文学部

とらわれのない眼で
人間を探求する

文学部のご紹介

文学部を定義するのは容易ではありません。同じ人文科学系列の経済学部・商学部・法学部の場合は、その名称が学部の対象とする領域を端的にあらわしていてまぎれがないのに対し、文学部は大いに異なります。

数ある大学の文学部の中には、じっさいに文学系統の学科しか設置していないところもあります。
しかし、慶應義塾大学の文学部の及ぶ範囲はたいへん広く、人文科学のすべての領域をカバーしています。そこでは人間社会の機構や機能を含め、人間そのものの探究を究極の目標として、様々な研究と教育が行われています。
具体的には、哲学、歴史、文学、図書館・情報学、社会学、心理学、教育学、人間科学です。
人類史的なスケールで社会集団としての人間の様態をとらえる試みから個人としての芸術的な営みを理解することまで、多角的に人間を研究しようとしています。

ますます速度を高めつある技術革新、世界観と価値観の多様化とめまぐるしい変質、人間が順応しきれないほどいちじるしい環境と状況の変化。これらの現象はいずれも現代だけにかぎったことではありませんが、われわれは一種の危機と混迷の時代に生きているという実感を払いのけるわけにいきません。

人間性の喪失、集団における個人の埋没などが深刻な問題として意識されるようになって久しく時が経ちました。
しかし、それらの問題が解決どころか、むしろ逆の方向に進んでいくかにみえる時代だからこそ、人間の探究はいっそう必要性を増しています。

文学部で学ぶことが、ただちに問題の解決につながるわけではないかもしれません。しかし問題のありかを見出し、直視し、分析する営みの意義は大きいでしょう。もちろん、一個人がたずさわることのできる専門分野そのものは狭く限られざるをえませんが、はじめから視野を狭くする必要もありません。それどころか、人間につきまとう固定観念を一度打ち破ろうとする気構えが肝要であり、それはおよそ学問をしようとする者の必須の条件となります。
この点、慶應義塾大学の文学部が数多くの専攻分野をもち、それに見合って多様な学科目を提供できる態勢にあることは、積極的に視野を広げようと願う学生にとってよろこばしいことでしょう。

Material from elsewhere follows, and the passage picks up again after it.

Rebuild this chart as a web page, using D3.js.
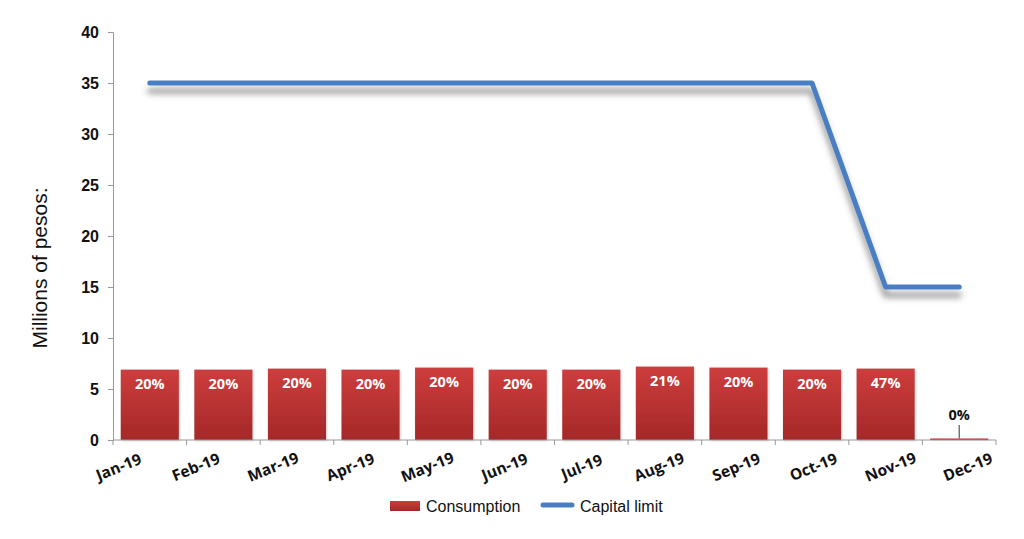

以上に加えて、文学部が教育職員免許法に定められた教職資格の取得に大きな貢献をしてきたことも忘れてはなりません。 有能な教育者をこれまでに多数生み出しえたことを文学部は誇りとし、この良き伝統が維持されることを願っています。

※出願にあたって

学部紹介で案内したとおり、文学部は哲学を主とする第1類、史学を主とする第2類、文学を主とする第3類の3つに分かれています。
出願に際しては、このいずれかの類を決めて出願の手続きをとらなければなりません。
また、通学課程とは異なり、他の類の科目も幅広く履修する必要があります。
どの類に所属していても開講科目一覧に掲げる科目の履修は可能です。類を決める上で大切なのが、特に関心のある学問領域を考慮することであるのは言うまでもありません。現在の自分の置かれている環境、将来の目的までもよく考えて慎重に決めてください。
卒業論文は自分の所属する類の科目に関連のあるものでなければなりません。自分の所属する類をいったん決定した以上は、途中で変更することなく、最後までやり遂げてほしいと思います。